Task statement | Quote word for word the lines below, beginning with the first and ending with the one that has "datasets[1].pointBorderWidth = 1.6;". Drop the pictures.

Data provided |

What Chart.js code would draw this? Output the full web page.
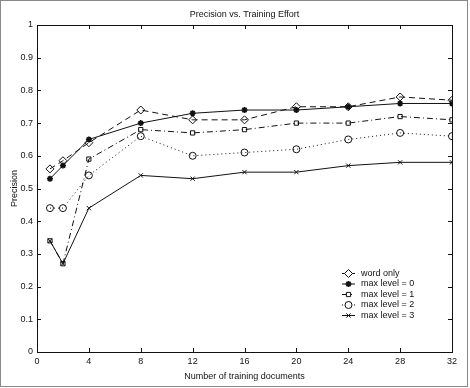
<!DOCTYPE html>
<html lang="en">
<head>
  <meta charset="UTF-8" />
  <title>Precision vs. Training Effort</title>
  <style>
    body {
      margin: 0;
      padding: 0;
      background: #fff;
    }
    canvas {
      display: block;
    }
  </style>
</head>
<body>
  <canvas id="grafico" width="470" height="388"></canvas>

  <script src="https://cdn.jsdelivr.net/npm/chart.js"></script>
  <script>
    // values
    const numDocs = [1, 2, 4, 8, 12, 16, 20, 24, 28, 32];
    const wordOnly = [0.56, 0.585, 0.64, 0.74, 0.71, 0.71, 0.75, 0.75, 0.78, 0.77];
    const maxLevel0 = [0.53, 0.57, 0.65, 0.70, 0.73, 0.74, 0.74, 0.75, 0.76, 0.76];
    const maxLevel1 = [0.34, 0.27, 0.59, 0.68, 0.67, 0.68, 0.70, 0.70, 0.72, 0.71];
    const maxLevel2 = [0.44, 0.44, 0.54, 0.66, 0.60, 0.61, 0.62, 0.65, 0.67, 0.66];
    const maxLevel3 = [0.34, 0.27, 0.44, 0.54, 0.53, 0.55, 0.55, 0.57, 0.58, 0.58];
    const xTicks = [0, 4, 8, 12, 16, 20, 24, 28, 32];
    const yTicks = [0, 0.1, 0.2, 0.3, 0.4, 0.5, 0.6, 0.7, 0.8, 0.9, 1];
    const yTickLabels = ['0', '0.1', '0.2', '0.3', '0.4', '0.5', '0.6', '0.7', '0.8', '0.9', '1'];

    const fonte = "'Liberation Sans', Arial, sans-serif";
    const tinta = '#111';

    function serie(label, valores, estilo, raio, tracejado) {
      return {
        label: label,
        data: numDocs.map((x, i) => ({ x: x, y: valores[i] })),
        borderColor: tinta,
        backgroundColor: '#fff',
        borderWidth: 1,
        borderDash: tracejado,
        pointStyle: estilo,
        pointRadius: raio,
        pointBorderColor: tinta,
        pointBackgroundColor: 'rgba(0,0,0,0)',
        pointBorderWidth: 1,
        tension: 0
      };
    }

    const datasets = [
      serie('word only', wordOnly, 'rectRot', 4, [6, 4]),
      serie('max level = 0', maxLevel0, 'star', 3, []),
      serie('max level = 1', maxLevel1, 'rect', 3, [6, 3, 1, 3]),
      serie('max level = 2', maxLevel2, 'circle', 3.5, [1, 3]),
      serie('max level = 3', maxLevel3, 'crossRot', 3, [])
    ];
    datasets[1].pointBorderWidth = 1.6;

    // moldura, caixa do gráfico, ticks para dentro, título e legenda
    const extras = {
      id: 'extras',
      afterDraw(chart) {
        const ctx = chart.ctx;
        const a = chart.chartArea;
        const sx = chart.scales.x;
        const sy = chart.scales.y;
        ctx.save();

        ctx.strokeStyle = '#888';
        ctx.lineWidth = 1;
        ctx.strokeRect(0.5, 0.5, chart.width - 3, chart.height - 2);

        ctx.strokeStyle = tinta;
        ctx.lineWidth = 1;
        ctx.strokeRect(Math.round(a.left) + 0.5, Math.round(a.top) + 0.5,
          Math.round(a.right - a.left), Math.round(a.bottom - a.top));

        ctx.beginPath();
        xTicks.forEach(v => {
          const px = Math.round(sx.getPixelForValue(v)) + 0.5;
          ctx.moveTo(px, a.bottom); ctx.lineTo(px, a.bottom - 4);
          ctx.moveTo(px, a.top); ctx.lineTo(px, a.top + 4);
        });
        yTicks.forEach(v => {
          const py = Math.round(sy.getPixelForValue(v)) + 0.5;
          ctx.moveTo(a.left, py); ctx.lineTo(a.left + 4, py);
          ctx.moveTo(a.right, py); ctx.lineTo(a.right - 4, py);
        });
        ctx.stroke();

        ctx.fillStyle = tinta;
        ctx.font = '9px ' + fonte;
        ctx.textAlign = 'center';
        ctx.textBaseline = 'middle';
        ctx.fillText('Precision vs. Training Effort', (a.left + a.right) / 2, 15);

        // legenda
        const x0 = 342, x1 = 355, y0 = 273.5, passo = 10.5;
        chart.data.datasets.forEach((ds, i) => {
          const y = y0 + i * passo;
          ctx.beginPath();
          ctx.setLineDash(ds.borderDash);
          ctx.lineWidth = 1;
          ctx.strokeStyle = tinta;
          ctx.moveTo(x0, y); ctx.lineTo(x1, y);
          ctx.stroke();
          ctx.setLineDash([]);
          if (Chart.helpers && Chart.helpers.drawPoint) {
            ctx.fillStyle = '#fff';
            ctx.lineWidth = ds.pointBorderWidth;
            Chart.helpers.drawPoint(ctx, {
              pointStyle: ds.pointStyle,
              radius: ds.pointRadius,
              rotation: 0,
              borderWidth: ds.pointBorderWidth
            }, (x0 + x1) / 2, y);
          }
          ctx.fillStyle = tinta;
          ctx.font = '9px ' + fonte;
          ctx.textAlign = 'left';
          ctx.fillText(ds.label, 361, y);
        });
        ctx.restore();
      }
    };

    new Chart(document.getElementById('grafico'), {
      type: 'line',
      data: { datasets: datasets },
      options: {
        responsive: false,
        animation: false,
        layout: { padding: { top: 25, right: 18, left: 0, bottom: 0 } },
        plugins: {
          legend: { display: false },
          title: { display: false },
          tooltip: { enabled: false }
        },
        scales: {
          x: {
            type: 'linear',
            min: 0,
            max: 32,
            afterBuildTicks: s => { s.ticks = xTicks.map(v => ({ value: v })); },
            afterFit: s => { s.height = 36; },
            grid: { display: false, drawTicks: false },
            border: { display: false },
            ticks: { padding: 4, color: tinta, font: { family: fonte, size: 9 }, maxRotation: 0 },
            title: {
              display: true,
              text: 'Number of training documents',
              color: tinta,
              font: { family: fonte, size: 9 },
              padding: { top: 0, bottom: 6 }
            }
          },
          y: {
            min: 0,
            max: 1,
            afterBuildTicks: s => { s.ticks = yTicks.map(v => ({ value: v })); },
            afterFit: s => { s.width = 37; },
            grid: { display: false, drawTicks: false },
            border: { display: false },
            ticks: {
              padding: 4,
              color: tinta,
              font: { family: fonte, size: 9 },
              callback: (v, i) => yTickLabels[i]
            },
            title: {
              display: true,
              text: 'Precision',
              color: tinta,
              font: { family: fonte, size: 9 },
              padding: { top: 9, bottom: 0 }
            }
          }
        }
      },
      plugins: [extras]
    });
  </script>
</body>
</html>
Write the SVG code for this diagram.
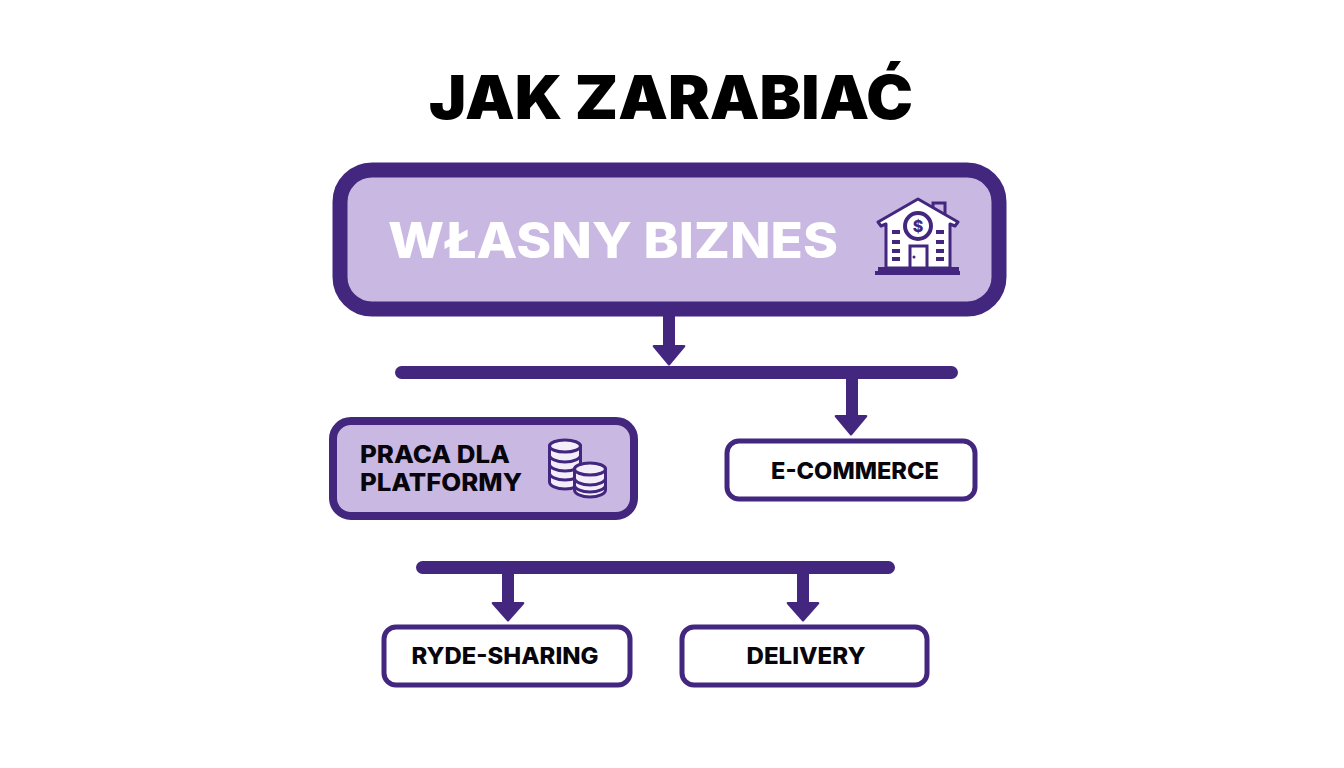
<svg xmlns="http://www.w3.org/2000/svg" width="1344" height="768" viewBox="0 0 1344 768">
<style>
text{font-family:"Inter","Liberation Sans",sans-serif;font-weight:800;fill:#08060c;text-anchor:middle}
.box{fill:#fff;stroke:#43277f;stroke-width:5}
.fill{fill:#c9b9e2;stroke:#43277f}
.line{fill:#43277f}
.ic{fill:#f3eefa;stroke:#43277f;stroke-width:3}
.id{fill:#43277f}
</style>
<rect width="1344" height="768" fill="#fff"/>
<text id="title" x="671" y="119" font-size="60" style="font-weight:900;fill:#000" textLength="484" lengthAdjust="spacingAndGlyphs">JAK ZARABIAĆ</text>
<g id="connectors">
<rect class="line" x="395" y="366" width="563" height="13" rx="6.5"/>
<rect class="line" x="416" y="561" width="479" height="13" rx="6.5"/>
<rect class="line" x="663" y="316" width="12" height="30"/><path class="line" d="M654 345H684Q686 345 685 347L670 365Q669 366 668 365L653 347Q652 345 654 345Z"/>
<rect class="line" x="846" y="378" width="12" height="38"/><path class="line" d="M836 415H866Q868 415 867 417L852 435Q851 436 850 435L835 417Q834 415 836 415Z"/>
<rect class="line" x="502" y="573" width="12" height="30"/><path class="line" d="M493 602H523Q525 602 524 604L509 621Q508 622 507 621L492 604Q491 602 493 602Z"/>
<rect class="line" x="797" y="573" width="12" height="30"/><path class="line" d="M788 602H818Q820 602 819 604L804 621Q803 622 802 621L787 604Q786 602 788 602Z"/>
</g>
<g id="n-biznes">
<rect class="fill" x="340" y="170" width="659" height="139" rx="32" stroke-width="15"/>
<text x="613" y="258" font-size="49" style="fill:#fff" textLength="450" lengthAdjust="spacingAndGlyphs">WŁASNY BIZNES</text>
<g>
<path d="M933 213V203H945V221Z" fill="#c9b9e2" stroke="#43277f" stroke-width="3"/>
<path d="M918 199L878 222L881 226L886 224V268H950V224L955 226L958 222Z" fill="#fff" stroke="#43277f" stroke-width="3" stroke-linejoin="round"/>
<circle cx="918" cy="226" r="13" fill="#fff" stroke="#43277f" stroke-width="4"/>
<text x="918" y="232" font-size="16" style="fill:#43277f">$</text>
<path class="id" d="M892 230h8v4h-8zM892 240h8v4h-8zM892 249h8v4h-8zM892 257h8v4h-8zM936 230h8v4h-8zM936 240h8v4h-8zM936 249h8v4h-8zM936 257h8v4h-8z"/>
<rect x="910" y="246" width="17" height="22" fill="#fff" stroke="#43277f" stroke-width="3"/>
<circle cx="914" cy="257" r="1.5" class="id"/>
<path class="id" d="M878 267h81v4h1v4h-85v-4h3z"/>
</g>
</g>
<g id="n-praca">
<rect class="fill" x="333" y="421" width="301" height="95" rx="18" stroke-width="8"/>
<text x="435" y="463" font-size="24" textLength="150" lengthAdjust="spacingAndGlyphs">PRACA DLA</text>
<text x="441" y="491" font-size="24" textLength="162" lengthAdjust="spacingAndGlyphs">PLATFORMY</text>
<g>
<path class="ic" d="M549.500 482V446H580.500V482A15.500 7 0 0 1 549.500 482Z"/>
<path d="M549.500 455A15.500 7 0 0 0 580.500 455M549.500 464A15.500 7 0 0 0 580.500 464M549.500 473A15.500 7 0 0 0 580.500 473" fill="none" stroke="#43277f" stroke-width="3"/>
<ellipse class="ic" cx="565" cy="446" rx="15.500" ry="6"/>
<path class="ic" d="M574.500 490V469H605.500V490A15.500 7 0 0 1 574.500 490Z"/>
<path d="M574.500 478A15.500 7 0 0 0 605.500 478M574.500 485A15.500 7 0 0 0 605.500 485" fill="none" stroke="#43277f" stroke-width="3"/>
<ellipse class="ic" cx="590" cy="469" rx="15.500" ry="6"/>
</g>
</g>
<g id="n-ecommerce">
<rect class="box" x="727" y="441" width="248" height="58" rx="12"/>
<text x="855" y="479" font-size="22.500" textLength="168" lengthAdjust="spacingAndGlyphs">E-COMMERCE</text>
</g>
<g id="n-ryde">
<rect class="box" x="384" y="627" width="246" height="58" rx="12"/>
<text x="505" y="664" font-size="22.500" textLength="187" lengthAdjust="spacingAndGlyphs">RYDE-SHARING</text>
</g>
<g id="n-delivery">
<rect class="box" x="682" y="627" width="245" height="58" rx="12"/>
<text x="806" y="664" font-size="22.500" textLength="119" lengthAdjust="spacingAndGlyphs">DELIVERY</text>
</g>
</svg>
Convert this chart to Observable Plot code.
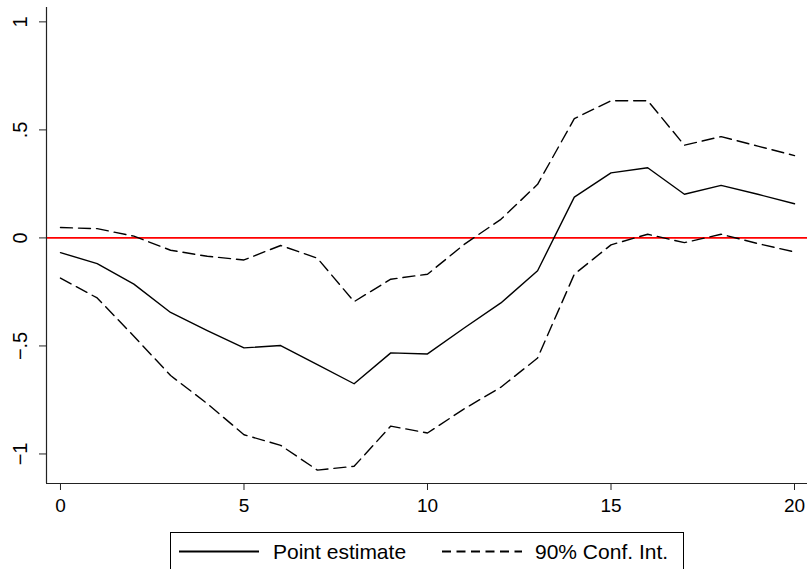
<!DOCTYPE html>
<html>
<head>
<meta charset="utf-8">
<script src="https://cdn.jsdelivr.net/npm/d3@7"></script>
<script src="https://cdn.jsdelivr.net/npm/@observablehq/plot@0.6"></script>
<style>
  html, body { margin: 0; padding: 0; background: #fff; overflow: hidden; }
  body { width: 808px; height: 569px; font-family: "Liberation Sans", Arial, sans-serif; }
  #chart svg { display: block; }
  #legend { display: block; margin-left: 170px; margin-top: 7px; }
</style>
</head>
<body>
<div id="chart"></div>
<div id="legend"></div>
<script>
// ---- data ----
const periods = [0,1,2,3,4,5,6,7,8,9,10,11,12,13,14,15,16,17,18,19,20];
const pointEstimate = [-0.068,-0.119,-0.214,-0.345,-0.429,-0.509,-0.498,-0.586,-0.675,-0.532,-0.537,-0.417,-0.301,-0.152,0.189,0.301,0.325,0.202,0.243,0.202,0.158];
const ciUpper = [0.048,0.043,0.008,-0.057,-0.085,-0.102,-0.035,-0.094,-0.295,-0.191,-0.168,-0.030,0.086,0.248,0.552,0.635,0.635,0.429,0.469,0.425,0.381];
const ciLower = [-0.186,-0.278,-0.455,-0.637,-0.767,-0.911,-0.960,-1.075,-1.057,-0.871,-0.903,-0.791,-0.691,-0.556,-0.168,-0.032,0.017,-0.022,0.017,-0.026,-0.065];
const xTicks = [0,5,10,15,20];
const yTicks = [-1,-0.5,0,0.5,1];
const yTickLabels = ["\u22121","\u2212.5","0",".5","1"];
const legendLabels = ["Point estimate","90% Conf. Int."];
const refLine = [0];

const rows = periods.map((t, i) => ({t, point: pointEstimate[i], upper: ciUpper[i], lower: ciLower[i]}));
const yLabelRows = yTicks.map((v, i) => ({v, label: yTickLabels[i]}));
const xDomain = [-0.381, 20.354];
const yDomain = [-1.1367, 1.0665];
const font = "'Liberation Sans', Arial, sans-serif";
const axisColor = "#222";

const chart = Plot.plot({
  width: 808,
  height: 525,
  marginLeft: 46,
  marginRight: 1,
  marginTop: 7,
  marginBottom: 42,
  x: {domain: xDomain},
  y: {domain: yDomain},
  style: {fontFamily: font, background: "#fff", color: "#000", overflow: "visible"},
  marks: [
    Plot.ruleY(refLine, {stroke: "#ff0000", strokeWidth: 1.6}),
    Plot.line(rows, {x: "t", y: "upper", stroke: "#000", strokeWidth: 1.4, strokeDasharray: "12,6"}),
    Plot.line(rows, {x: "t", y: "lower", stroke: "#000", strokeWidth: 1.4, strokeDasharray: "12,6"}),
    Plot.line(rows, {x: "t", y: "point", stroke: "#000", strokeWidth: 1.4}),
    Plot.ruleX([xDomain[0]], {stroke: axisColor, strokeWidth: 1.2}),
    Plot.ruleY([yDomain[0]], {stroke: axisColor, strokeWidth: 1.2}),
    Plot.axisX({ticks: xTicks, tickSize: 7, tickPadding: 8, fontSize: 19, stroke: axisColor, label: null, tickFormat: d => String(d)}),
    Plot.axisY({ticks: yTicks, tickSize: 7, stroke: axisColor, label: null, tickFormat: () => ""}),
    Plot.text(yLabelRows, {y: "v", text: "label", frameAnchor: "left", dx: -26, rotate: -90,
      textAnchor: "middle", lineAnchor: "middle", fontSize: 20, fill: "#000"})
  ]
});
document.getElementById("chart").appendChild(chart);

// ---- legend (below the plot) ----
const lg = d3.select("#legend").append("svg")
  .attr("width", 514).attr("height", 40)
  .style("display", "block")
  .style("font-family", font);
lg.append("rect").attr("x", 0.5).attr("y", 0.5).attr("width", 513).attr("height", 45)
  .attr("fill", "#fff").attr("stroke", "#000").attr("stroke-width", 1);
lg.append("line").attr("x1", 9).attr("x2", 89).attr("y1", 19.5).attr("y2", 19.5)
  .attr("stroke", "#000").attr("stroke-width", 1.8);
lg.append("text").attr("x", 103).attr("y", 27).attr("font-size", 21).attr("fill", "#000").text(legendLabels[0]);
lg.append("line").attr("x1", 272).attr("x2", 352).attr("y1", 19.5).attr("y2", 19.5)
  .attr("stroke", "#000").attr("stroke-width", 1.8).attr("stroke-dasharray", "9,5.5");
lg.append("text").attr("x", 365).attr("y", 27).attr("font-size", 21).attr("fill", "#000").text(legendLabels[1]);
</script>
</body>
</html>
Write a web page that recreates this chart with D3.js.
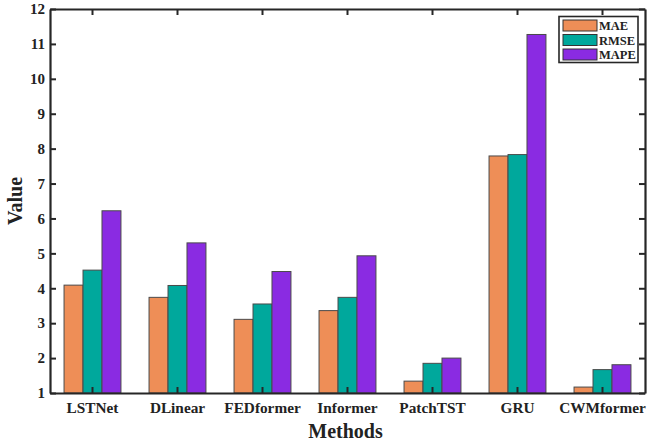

Solution |
What Chart.js code would draw this? Output the full web page.
<!DOCTYPE html>
<html lang="en">
<head>
  <meta charset="UTF-8" />
  <title>Precision vs. Training Effort</title>
  <style>
    body {
      margin: 0;
      padding: 0;
      background: #fff;
    }
    canvas {
      display: block;
    }
  </style>
</head>
<body>
  <canvas id="grafico" width="470" height="388"></canvas>

  <script src="https://cdn.jsdelivr.net/npm/chart.js"></script>
  <script>
    // values
    const numDocs = [1, 2, 4, 8, 12, 16, 20, 24, 28, 32];
    const wordOnly = [0.56, 0.585, 0.64, 0.74, 0.71, 0.71, 0.75, 0.75, 0.78, 0.77];
    const maxLevel0 = [0.53, 0.57, 0.65, 0.70, 0.73, 0.74, 0.74, 0.75, 0.76, 0.76];
    const maxLevel1 = [0.34, 0.27, 0.59, 0.68, 0.67, 0.68, 0.70, 0.70, 0.72, 0.71];
    const maxLevel2 = [0.44, 0.44, 0.54, 0.66, 0.60, 0.61, 0.62, 0.65, 0.67, 0.66];
    const maxLevel3 = [0.34, 0.27, 0.44, 0.54, 0.53, 0.55, 0.55, 0.57, 0.58, 0.58];
    const xTicks = [0, 4, 8, 12, 16, 20, 24, 28, 32];
    const yTicks = [0, 0.1, 0.2, 0.3, 0.4, 0.5, 0.6, 0.7, 0.8, 0.9, 1];
    const yTickLabels = ['0', '0.1', '0.2', '0.3', '0.4', '0.5', '0.6', '0.7', '0.8', '0.9', '1'];

    const fonte = "'Liberation Sans', Arial, sans-serif";
    const tinta = '#111';

    function serie(label, valores, estilo, raio, tracejado) {
      return {
        label: label,
        data: numDocs.map((x, i) => ({ x: x, y: valores[i] })),
        borderColor: tinta,
        backgroundColor: '#fff',
        borderWidth: 1,
        borderDash: tracejado,
        pointStyle: estilo,
        pointRadius: raio,
        pointBorderColor: tinta,
        pointBackgroundColor: 'rgba(0,0,0,0)',
        pointBorderWidth: 1,
        tension: 0
      };
    }

    const datasets = [
      serie('word only', wordOnly, 'rectRot', 4, [6, 4]),
      serie('max level = 0', maxLevel0, 'star', 3, []),
      serie('max level = 1', maxLevel1, 'rect', 3, [6, 3, 1, 3]),
      serie('max level = 2', maxLevel2, 'circle', 3.5, [1, 3]),
      serie('max level = 3', maxLevel3, 'crossRot', 3, [])
    ];
    datasets[1].pointBorderWidth = 1.6;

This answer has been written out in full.